One of the vendors, midwife Olga Aleshin, thinks the rate cut encouraged a few more buyers to the auction.
She and her furniture designer husband, Tom, had bought the modest flat for $730,000 in 2021 but with their four-year-old daughter Ana to consider, they’ve bought a terrace nearby.
“We needed a yard, but we’ve loved living here,” Aleshin said.
Ray White Erskineville director Ercan Ersan, who’d had a guide of $800k-$850k alongside the lead agent Nick Aster, said buyers were definitely more confident.
“Even the talk of it gave people more confidence, but it will take about four rate cuts to make a big difference to the market,” he said.
The bidders were certainly acting confidently.

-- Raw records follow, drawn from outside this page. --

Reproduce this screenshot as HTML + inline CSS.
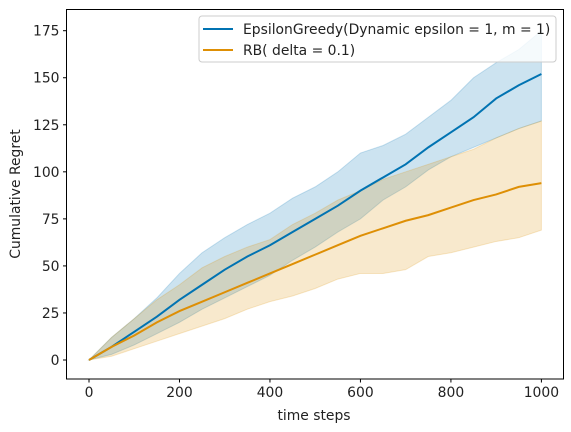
<!DOCTYPE html>
<html><head><meta charset="utf-8"><style>
body{margin:0;background:#fff;}
svg{display:block;font-family:"DejaVu Sans","Liberation Sans",sans-serif;}
</style></head><body>
<svg id="chart" width="571" height="432"></svg>
<script>
const steps=[0,50,100,150,200,250,300,350,400,450,500,550,600,650,700,750,800,850,900,950,1000];
const blueMean=[0,7,15,23,32,40,48,55,61,68,75,82,90,97,104,113,121,129,139,146,152];
const blueUpper=[0,12,22,33,46,57,65,72,78,86,92,100,110,114,120,129,138,150,158,165,175];
const blueLower=[0,3,8,14,20,27,33,39,45,53,60,68,75,85,92,101,108,113,118,123,127];
const orMean=[0,7,13,20,26,31,36,41,46,51,56,61,66,70,74,77,81,85,88,92,94];
const orUpper=[0,12,22,32,40,49,55,60,64,72,78,85,90,96,100,104,108,112,118,123,127];
const orLower=[0,2,6,10,14,18,22,27,31,34,38,43,46,46,48,55,57,60,63,65,69];
const xTicks=[0,200,400,600,800,1000];
const yTicks=[0,25,50,75,100,125,150,175];
const L=66.5,R=563.5,T=9.5,B=379;
const X=v=>89+v*(541.4-89)/1000;
const Y=v=>360-v*(360-30.7)/175;
const svg=document.getElementById('chart');
const NS='http://www.w3.org/2000/svg';
function mk(t,a){const e=document.createElementNS(NS,t);for(const k in a)e.setAttribute(k,a[k]);svg.appendChild(e);return e;}
function band(up,lo,col,name){
  let d='M'+steps.map((s,i)=>X(s)+','+Y(up[i])).join('L');
  d+='L'+steps.slice().reverse().map((s,j)=>{const i=steps.length-1-j;return X(s)+','+Y(lo[i]);}).join('L')+'Z';
  const p=mk('path',{d:d,fill:col,'fill-opacity':0.2,stroke:col,'stroke-opacity':0.2});
  
  
}
function line(v,col,name){
  const p=mk('polyline',{points:steps.map((s,i)=>X(s)+','+Y(v[i])).join(' '),fill:'none',stroke:col,'stroke-width':2});
  
  
}
band(blueUpper,blueLower,'#0173b2','epsilon-greedy-band');
band(orUpper,orLower,'#de8f05','rb-band');
line(blueMean,'#0173b2','epsilon-greedy-line');
line(orMean,'#de8f05','rb-line');
const fr=mk('rect',{x:L,y:T,width:R-L,height:B-T,fill:'none',stroke:'#000','stroke-width':1});


xTicks.forEach(t=>{
  mk('line',{x1:X(t),x2:X(t),y1:B,y2:B+3.5,stroke:'#000'});
  const tx=mk('text',{x:X(t),y:B+18,'text-anchor':'middle','font-size':13.9,fill:'#222'});
  tx.textContent=t;
  
  
});
yTicks.forEach(t=>{
  mk('line',{x1:L-3.5,x2:L,y1:Y(t),y2:Y(t),stroke:'#000'});
  const tx=mk('text',{x:L-7,y:Y(t)+5,'text-anchor':'end','font-size':13.9,fill:'#222'});
  tx.textContent=t;
  
  
});
</script>
<svg width="571" height="432" style="position:absolute;left:0;top:0">
<text x="314" y="420" text-anchor="middle" font-size="13.9" fill="#222">time steps</text>
<text transform="translate(20,194) rotate(-90)" text-anchor="middle" font-size="13.9" fill="#222">Cumulative Regret</text>
<g>
<rect x="199" y="16" width="357" height="46" rx="3" fill="#fff" fill-opacity="0.8" stroke="#ccc"/>
<line x1="203" x2="233" y1="29" y2="29" stroke="#0173b2" stroke-width="2"/>
<text x="243" y="34" font-size="13.9" fill="#222">EpsilonGreedy(Dynamic epsilon = 1, m = 1)</text>
<line x1="203" x2="233" y1="50" y2="50" stroke="#de8f05" stroke-width="2"/>
<text x="243" y="55" font-size="13.9" fill="#222">RB( delta = 0.1)</text>
</g>
</svg>
</body></html>
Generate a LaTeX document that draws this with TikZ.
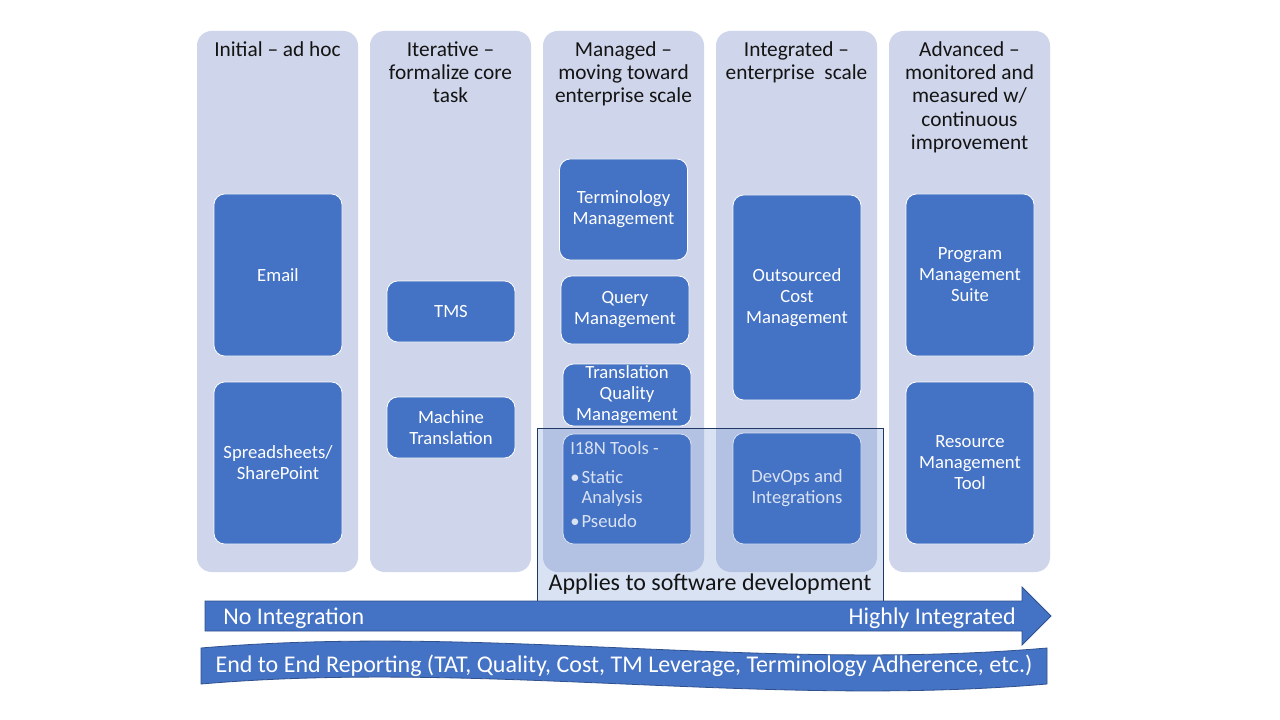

Amid the roar of planes overhead, the fast and frantic offers were flying — from a strategic $787k opener — the minute auctioneer James Keenan asked for them.
The auction for a three-bedroom terrace at 25C Prospect St, Erkineville was all over in five minutes.
Ray White’s Shaun Stoker, who shared the listing with colleague Timothy Gorring, said the $2,725,000 opener was already $25k above the reserve. “It went bang, bang, bang to $2.83m very quickly,” Stoker said.
Two were buyer’s agents but then a local couple upgrading came in with a $40k bid that sealed it at $2.89m.
“The rate cut doesn’t mean people are going to pay any more, but it has improved sentiment,” Stoker said.
“But if there are three or four more cuts, buyers know prices will go up next year so they’re thinking let’s get in now while prices are reasonable.”
Meanwhile, a two-bedroom terrace at on a 147sqm block at 47 Cecily St, Lilyfield attracted five registered parties with four active from $1.75m, which had been the initial guide.
With auctioneer Emanuel Comino presiding, it sold for $1.92m, $20k above reserve, to a first home buyer with Dad doing the bidding.
“I don’t think the rate cut will do too much to spending capacity, just a bit more breathing room in the overall budget,” said McGrath agent Scott Bunnell who shared the listing with colleague Cindy Kennedy.